Leaders need to meet with a range of the firm’s major clients to understand their issues and how their firm really performs, to learn what concerns the client and to think how the firm can really help. This first-hand contact is not only essential when formulating the firm’s strategy, but gives the leadership a level of direct experience and credibility when addressing these issues and any necessary remedial action with practice groups, client relationship partners or teams and individual partners. Any law firm strategy has to be focused on the clients the firm has and wants to have in the future. Only by understanding their issues can a strategy be real, rather than an academic exercise dreamt up by a management consultant.
Partners
Many firms have seriously addressed partner performance in the past year and have exited a significant number of partners or revised their status. Unfortunately, many other firms have been too timid or have ducked the issue altogether. These are difficult issues to address, especially for the leadership who may have known the relevant partners for more than 20 years.
Firms do, however, need to make clear what is expected from a partner in the firm. Woolly language should be avoided – use clear and precise language, and, where possible, measurable criteria. What are the consequences of failure? What time is permitted for remedial action and what support internally and externally will be provided? If the remuneration system is flexible enough, a significant number of partner departures are avoided. Leaders often kid themselves that they are the only ones in the firm who know who the underperformers are. If they ever asked the trainees or secretaries they would get a surprisingly consistent and insightful list. Accordingly, some partner departures can actually lift morale in the firm as the leadership is seen to be fair and decisive rather than protecting its own cronies.
Lawyers
Many lawyers will be very insecure about their jobs. Some will already be working a four-day week. You cannot give them false promises, but you must ensure that work is pushed down to the appropriate level of lawyer, not only to provide a cost-effective service to clients, but also to ensure that the lawyers gain the appropriate experience and are kept motivated.

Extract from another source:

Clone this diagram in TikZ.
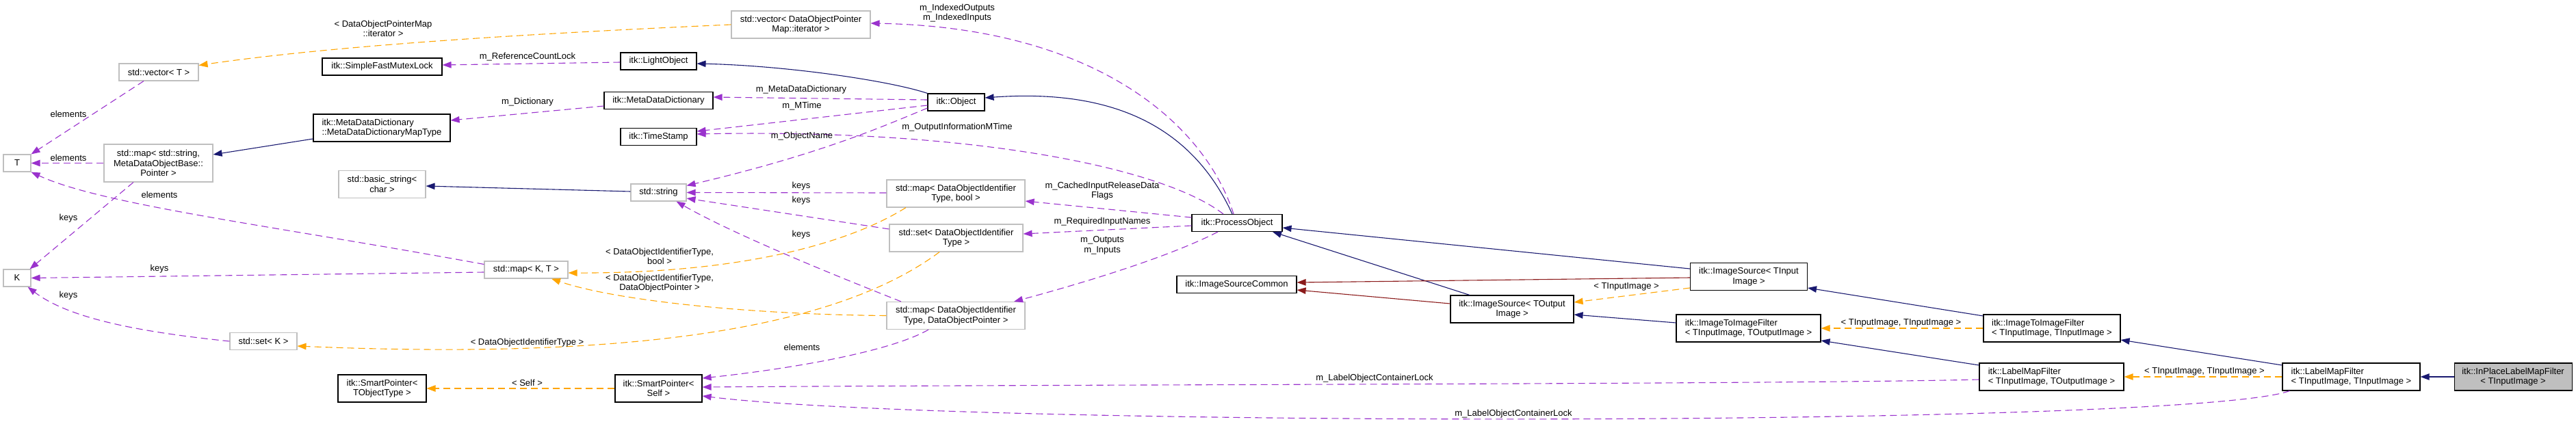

Partners and more senior lawyers will need far more face time with their clients and prospects. Some clients will welcome secondees. But consider carefully who you will send – they will be an ambassador for your firm. Don’t send someone you do not intend to keep as otherwise you will damage not enhance the client relationship.
Support services
In the good times, the size and cost of a firm’s support teams often becomes bloated. Don’t cut indiscriminately – consider what is needed for your business and what adds value (or avoids costs) and restructure accordingly. Is some degree of outsourcing appropriate or desirable? Give the support teams clear objectives, appraisals and goals. In many cases you will find you have able and motivated talent that is not being properly utilised, and if you explain what you want and why, the improvement in performance can be substantial.
Pricing
Given the clients increased focus on pricing, this is now a hot topic for many law firms. Disappointingly, many pricing decisions are made without any consideration of the effect on a firm’s profitability and whether the proposed pricing structure meets the clients’ needs. It is essential that you prepare a range of robust profitability models capable of showing the underlying profitability of practice groups,
teams, individual partners, client relationships and even individual matters. Some of these models may, initially, be imperfect, but it is essential that individual partners understand the profitability of work that they do, not just the top-line revenue generated.

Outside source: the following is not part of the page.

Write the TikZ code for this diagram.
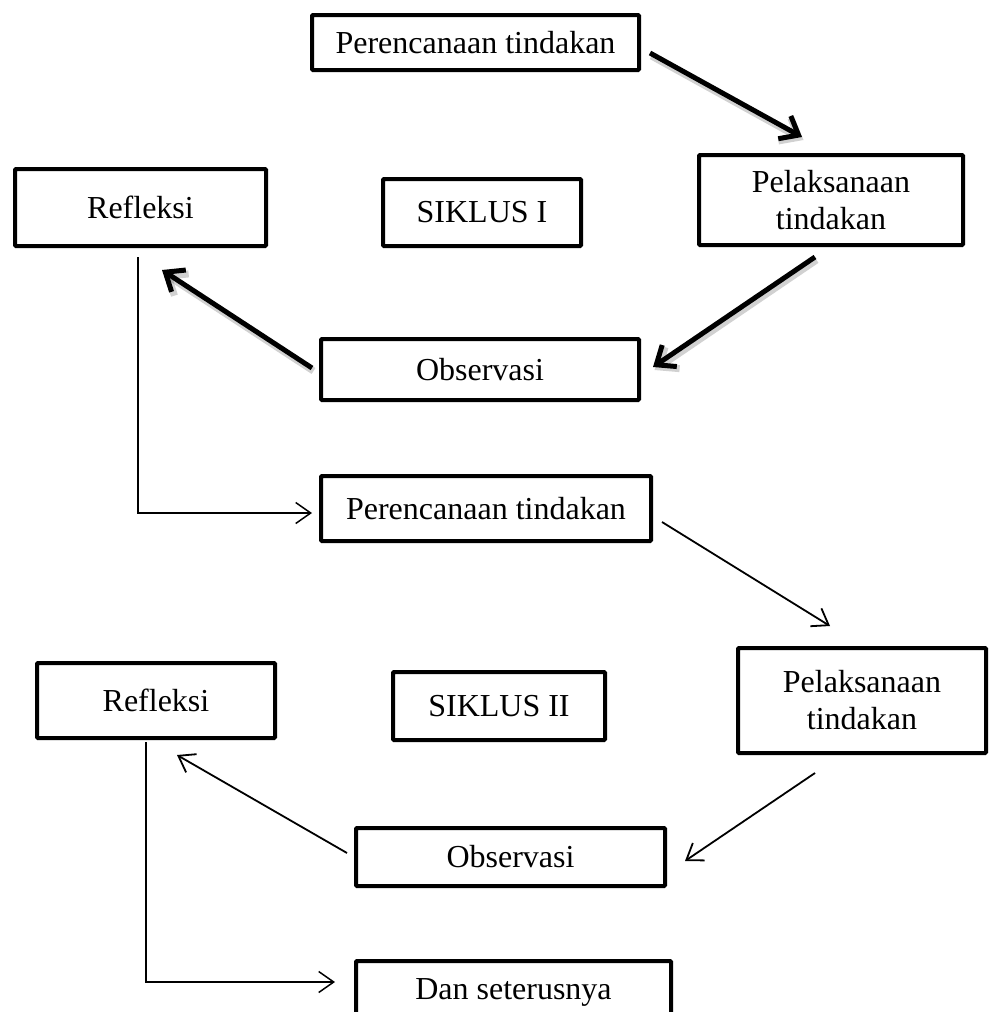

By way of example, if a firm is used to 90 per cent utilisation and 90 per cent recovery of guideline rates, that produces a profit margin of 25 per cent. If utilisation drops to 80 per cent and recovery also drops to 80 per cent, then the profit margin will be down to eight per cent or down two thirds. Currently, a significant number of firms are pitching for work at significantly less than 80 per cent of guideline rates. These models provide a great opportunity to examine all parts of the practice and to compare levels of profitability.
When this exercise is done, often the noisiest part of the firm is found not to be the most profitable! This review will enable you to focus investment in areas that will produce the highest return and will identify other areas where remedial action is clearly necessary.
Cash is king
Firms are at last starting to understand the importance of cash in the bank. With the banks reluctant to increase their exposure to law firms (and where they do they want arrangement fees and higher margins), there is a clear need to conserve cash. With profits (and the partner tax reserve) reduced, there is also less working capital available in the form of undistributed profits.
You now have an opportunity to ensure that cash management is taken seriously. The terms agreed with clients should be strictly adhered to. If monthly billing is agreed, the bill for one month should be issued on the first working day of the next month. If a specified bill format or supporting information has been agreed, it should be sent with the bill so that it is fully compliant and not rejected after sitting on the client’s desk for two months. Those responsible for billing and credit control should have copies of all engagement terms so that a partner is presented with a compliant bill for sending out at the right time. Any queries must be logged and dealt with by return. There must be a clear bill chasing mechanism as clients want to conserve their cash too and many will not pay until chased hard. This may all sound like common sense, but to-date it has not been common in most law firms.
But it is not just ‘cash in’ that needs to be controlled. ‘Cash out’ also needs to be subject to a strict regime. What terms have been agreed with our suppliers? Do we pay too early? Are their bills compliant with our contract? Can we renegotiate the price and payment terms? Do we need so many software licences? Should we put certain supplies out to tender? Some of this may sound like small beer, but benefits in both cashflow and profitability can be material.
Finally, in relation to cash flow, you need to prepare robust cashflow projections over at least the next 18 months. They probably need to be flexed on a good, budget and worst case basis. The leadership will need to agree action points if the worst case is being hit, which may include delaying partner profit distributions, a partner capital call, further cost reductions and considering other sources of bank debt. The obvious pinch points of the end of January and July, when large tax payments are due and the normal quarter days for rental payments, need particular attention.
It’s a business – so run it
In many law firms, we have enjoyed a 16-year bull run with a blip after 9/11. Revenue and profits have increased year-on-year, and many have developed a sense of entitlement that this should continue. Accordingly, for many firms and even more partners, 2008/9 was something of a rude awakening. However quickly markets recover, we have no real idea what ‘normal’ will look like in two or three years time. Law firms are now large and more complex businesses – they have a high fixed-cost base. Many clients are encountering an unprecedented period of change. In such a market, the leadership of law firms can clearly demonstrate their value. They will have to make some tough decisions, they will often become unpopular. But, if they show the ability, vision and energy necessary, they can lead their firms if not to the Promised Land then to a market position that is both profitable and sustainable.
Will it be easy? No. But it will be clear to see, in two or three years, which firms had such leaders.